Boys & Girls Clubs of Western PA and Hampton Township School District will advance STEM learning by launching the AI Pathways Institute (AIPI) and Teen Accelerator this summer.


AIPI + Teen Accelerator is not your average program. It's an intensive, interactive, hands-on program for rising 9th-11th grade students who’ve been historically underrepresented in STEM careers. This program connects youth to project-based learning, mentorship/career exposure, higher education, and industry as they study artificial intelligence, computer science, human-centered design, and STEM careers. From trash cans that sort trash and automatically recycle, to wearable devices that help treat drug addiction, youth will be exposed to eight Pittsburgh companies who are using artificial intelligence to solve big problems.  Robust partnerships with leading institutions of higher education and industry will also be at the center of the program, which will be offered at several different sites. At the Boys & Girls Club of Western PA branches and at the Hampton Township School District site, teens will have the opportunity to complete the three-week summer program and then will also be eligible for paid positions as junior staff in the 2019-2020 school year to mentor younger students and continue to build upon their summer projects.
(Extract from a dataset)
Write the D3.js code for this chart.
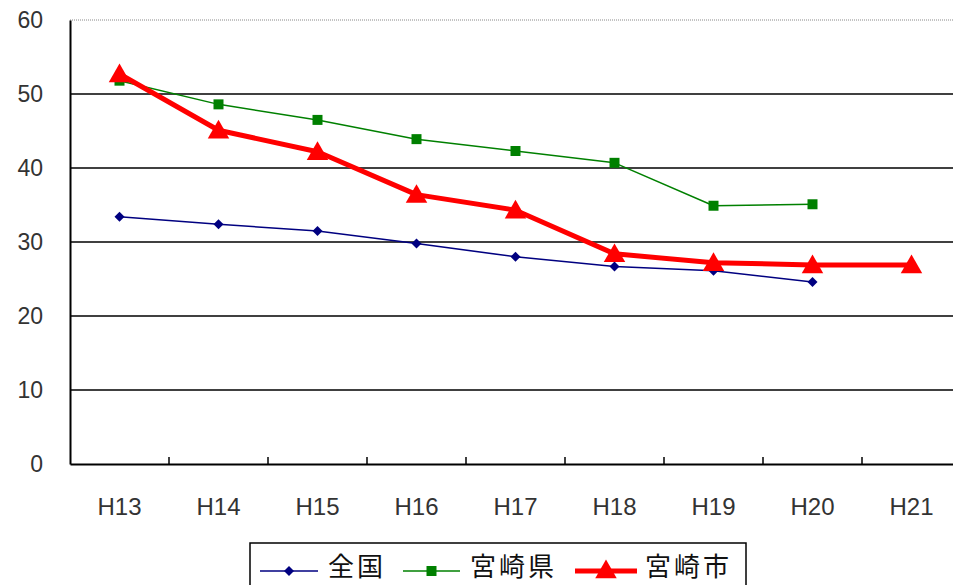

“We are very excited to be a part of Senator Wolfe’s initiative to advance STEM education and workforce development among teens in our local communities and partner with Hampton Township School District. In the last year, Boys & Girls Clubs of Western Pennsylvania has launched robust STEM education programs including a partnership with Ready AI and recently participated in the World AI Conference for Youth through Carnegie Mellon University,” said President and CEO Dr. Lisa Abel-Palmieri. “The teens that we serve across all of our branches will have the opportunity to be better prepared for high demand STEM occupations in our region that require skills in computer science, artificial intelligence and problem solving. We’re also looking forward to partnering with Carnegie Mellon University Robotics Academy who will help us measure the outcomes of the program so it may be replicated elsewhere.”